Why change? I hardly ever updated the site anyway, and so it seems like it would hardly be worth the work of switching everything over and learning a new thing. A bunch of reasons, as it turns out:

  1. I enjoy learning new things, especially techy things, and more especially if they might come in handy in the future. (See: this site, which has been through four or five different backends.)
  2. Let’s be honest; I was procrastinating on a bunch of things. Obviously that’s the best time to rewrite the website.
  3. (Now, some actual reasons.) Because I don’t update the website that often, Jekyll was getting annoying. Because Jekyll is a Ruby application, it seemed like every time I needed it my Ruby environment was somehow out of whack, or GitHub pages now needed a gem which needed to install, which means that I need to rebuild Nokogiri and figure out why it wasn’t working…and on and on. I read about Hugo on this Hacker News thread a few weeks back and it said one of the main advantages was that Hugo was a binary (it’s written in Go): just download it and it works.
  4. Hugo has some nice features: it’s much faster than Jekyll, and it has live-reload built in (which I’ve never used before, but is much easier than command-tabbing over to Firefox and then hitting command-R to reload). It’s like magic!

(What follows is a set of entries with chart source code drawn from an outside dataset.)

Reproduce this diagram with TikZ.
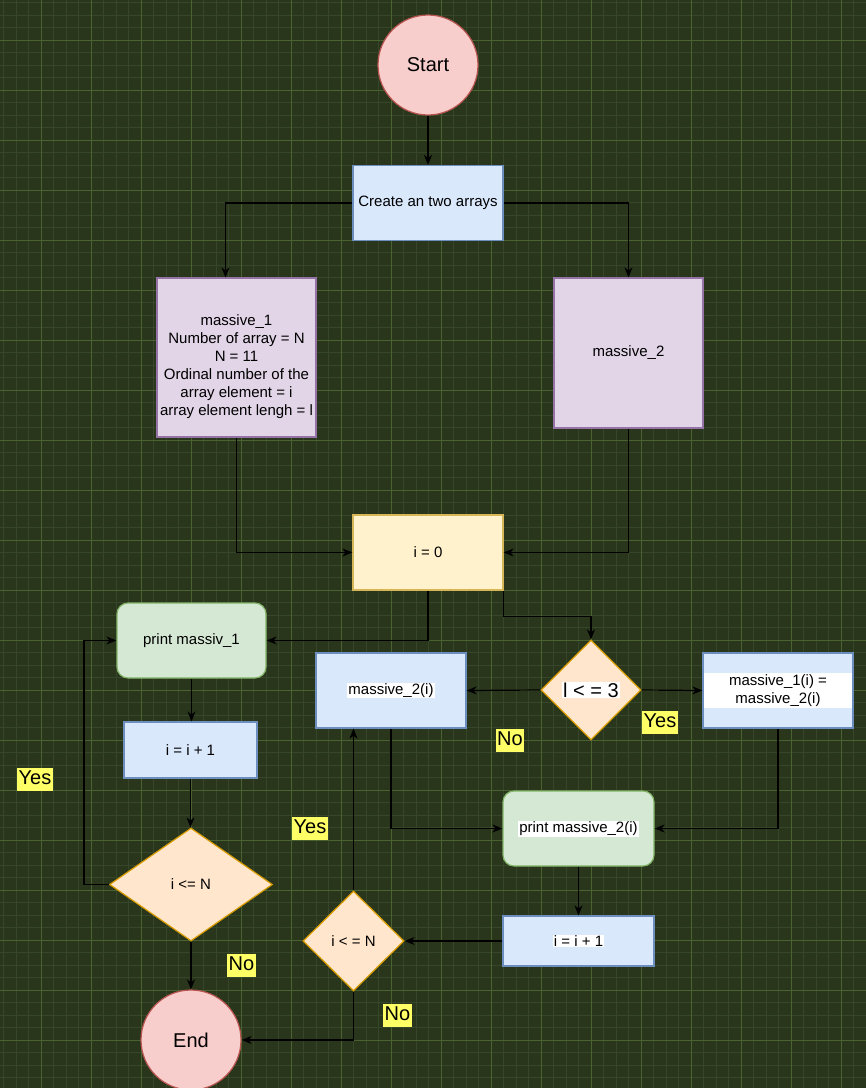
\documentclass[tikz,border=0pt]{standalone}
\usepackage{fontspec}
\setmainfont{Liberation Sans}
\usetikzlibrary{shapes.geometric,arrows.meta,calc}
\definecolor{bgc}{HTML}{2A361C}
\definecolor{gridminor}{HTML}{36462A}
\definecolor{gridmajor}{HTML}{4A6230}
\definecolor{redfill}{HTML}{F8CECC}\definecolor{redline}{HTML}{B85450}
\definecolor{bluefill}{HTML}{DAE8FC}\definecolor{blueline}{HTML}{6C8EBF}
\definecolor{purpfill}{HTML}{E1D5E7}\definecolor{purpline}{HTML}{9673A6}
\definecolor{yelfill}{HTML}{FFF2CC}\definecolor{yelline}{HTML}{D6B656}
\definecolor{orfill}{HTML}{FFE6CC}\definecolor{orline}{HTML}{D79B00}
\definecolor{grfill}{HTML}{D5E8D4}\definecolor{grline}{HTML}{82B366}
\definecolor{lblyellow}{HTML}{FFFF66}
\tikzset{
  base/.style={line width=1.2pt, align=center, inner sep=0pt, font=\fontsize{15}{18}\selectfont, text=black},
  term/.style={base, circle, draw=redline, fill=redfill, minimum size=100pt, font=\fontsize{20}{24}\selectfont},
  bluebox/.style={base, rectangle, draw=blueline, fill=bluefill},
  purpbox/.style={base, rectangle, draw=purpline, fill=purpfill},
  yelbox/.style={base, rectangle, draw=yelline, fill=yelfill},
  greenbox/.style={base, rectangle, rounded corners=11pt, draw=grline, fill=grfill},
  decision/.style={base, diamond, draw=orline, fill=orfill},
  arr/.style={line width=1.2pt, draw=black, -{Stealth[length=10pt,width=8pt,inset=3pt]}},
  answer/.style={fill=lblyellow, inner xsep=1.5pt, inner ysep=1.5pt, text height=15pt, text depth=5pt, font=\fontsize{20}{22}\selectfont, text=black},
  whitebg/.style={fill=white, inner sep=1pt, font=\fontsize{15}{18}\selectfont, text=black}
}
\begin{document}
\begin{tikzpicture}[x=1pt,y=-1pt]
\useasboundingbox (0,0) rectangle (866,1088);
\fill[bgc] (0,0) rectangle (866,1088);
\foreach \x in {0,...,69} {\draw[gridminor, line width=1pt] ({3.5+12.5*\x},0) -- ({3.5+12.5*\x},1088);}
\foreach \y in {0,...,87} {\draw[gridminor, line width=1pt] (0,{2.5+12.5*\y}) -- (866,{2.5+12.5*\y});}
\foreach \x in {0,...,17} {\draw[gridmajor, line width=1pt] ({41+50*\x},0) -- ({41+50*\x},1088);}
\foreach \y in {0,...,21} {\draw[gridmajor, line width=1pt] (0,{40+50*\y}) -- (866,{40+50*\y});}

% nodes
\node[term] (start) at (428,65) {Start};
\node[bluebox, minimum width=150pt, minimum height=75pt] (create) at (428,203) {Create an two arrays};
\node[purpbox, minimum width=159pt, minimum height=159pt] (m1) at (236.5,357.5) {};
\node[base] (m1t) at (236.5,367) {massive\_1\\ Number of array = N\\ N = 11\\ Ordinal number of the\\ array element = i\\ array element lengh = l};
\node[purpbox, minimum width=149pt, minimum height=150pt] (m2) at (628.5,353) {massive\_2};
\node[yelbox, minimum width=150pt, minimum height=75pt] (i0) at (428,552.5) {i = 0};
\node[greenbox, minimum width=149pt, minimum height=75pt] (p1) at (191.5,640.5) {print massiv\_1};
\node[bluebox, minimum width=133pt, minimum height=56pt] (inc1) at (190.5,750) {i = i + 1};
\node[decision, minimum width=163pt, minimum height=113pt] (d1) at (191,884.5) {i <= N};
\node[term] (endn) at (191,1040) {End};
\node[decision, minimum width=100pt, minimum height=100pt] (d3) at (591,690) {};
\node[whitebg, font=\fontsize{20}{22}\selectfont] (d3t) at (591,690) {l < = 3};
\node[bluebox, minimum width=150pt, minimum height=75pt] (m2i) at (391,690.5) {};
\node[whitebg] (m2it) at (391,690.5) {massive\_2(i)};
\node[bluebox, minimum width=150pt, minimum height=75pt] (m1i) at (778,690.5) {};
\node[whitebg, minimum width=148.5pt, minimum height=35pt, align=center] (m1it) at (778,690.5) {massive\_1(i) =\\ massive\_2(i)};
\node[greenbox, minimum width=151pt, minimum height=75pt] (p2) at (578.5,828.5) {};
\node[whitebg] (p2t) at (578.5,828.5) {print massive\_2(i)};
\node[bluebox, minimum width=151pt, minimum height=50pt] (inc2) at (578.5,941) {};
\node[whitebg] (inc2t) at (578.5,941) {i = i + 1};
\node[decision, minimum width=101pt, minimum height=100pt] (d2) at (353.5,941) {i < = N};

% connectors
\draw[arr] (start.south) -- (create.north);
\draw[arr] (create.west) -| ([xshift=-11pt]m1.north);
\draw[arr] (create.east) -| (m2.north);
\draw[arr] (m1.south) |- (i0.west);
\draw[arr] (m2.south) |- (i0.east);
\draw[arr] (i0.south) |- (p1.east);
\coordinate (i0bend) at ([yshift=-26pt]i0.south east);
\draw[arr] (i0.south east) -- (i0bend) -| (d3.north);
\draw[arr] (p1.south) -- (p1.south |- inc1.north);
\draw[arr] (inc1.south) -- (inc1.south |- d1.north);
\coordinate (d1left) at ([xshift=-25pt]d1.west);
\draw[arr] (d1.west) -- (d1left) |- (p1.west);
\draw[arr] (d1.south) -- (endn.north);
\draw[arr] (d3.west) -- (m2i.east);
\draw[arr] (d3.east) -- (m1i.west);
\draw[arr] (m2i.south) |- (p2.west);
\draw[arr] (m1i.south) |- (p2.east);
\draw[arr] (p2.south) -- (inc2.north);
\draw[arr] (inc2.west) -- (d2.east);
\draw[arr] (d2.north) -- (d2.north |- m2i.south);
\draw[arr] (d2.south) |- (endn.east);

% answer labels
\node[answer] (yes1) at (35,779) {Yes};
\node[answer] (yes2) at (310,828.5) {Yes};
\node[answer] (yes3) at (660,722) {Yes};
\node[answer] (no1) at (510,740) {No};
\node[answer] (no2) at (241.5,965.5) {No};
\node[answer] (no3) at (397.5,1015.5) {No};
\end{tikzpicture}
\end{document}
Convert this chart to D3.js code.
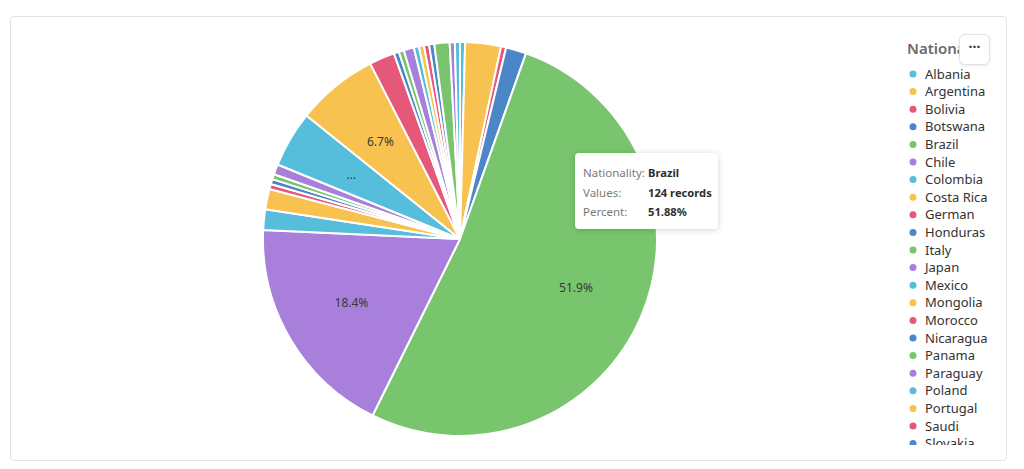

So after a bit of frustration having to do with the uglyurls setting, it’s up and running. (I was trying to keep all of the URLs the same, but ultimately I decided it was easier to use the defaults and set up a bunch of aliases, since I didn’t have that many pages anyway.) Switching to Hugo also gave me an opportunity to try out GitLab, which I’d been meaning to do for a while. GitLab Pages (who hosts this site now) has support for Hugo out of the box, and running a Hugo site on GitHub pages takes some hassle, it seemed.

GitLab Pages also lets you set up SSL for your domain, which, thanks to Let’s Encrypt, is free and relatively easy! So now my site has a fancy little green lock in the URL bar.

So that’s the new site, for now. And though I say this every time I update the site, I would like to start writing more here. I’ve made that slightly easier on myself this time around by removing all links to this blog from the main site. That way, if it turns out I don’t write here, I won’t feel so guilty. If I do, so much the better!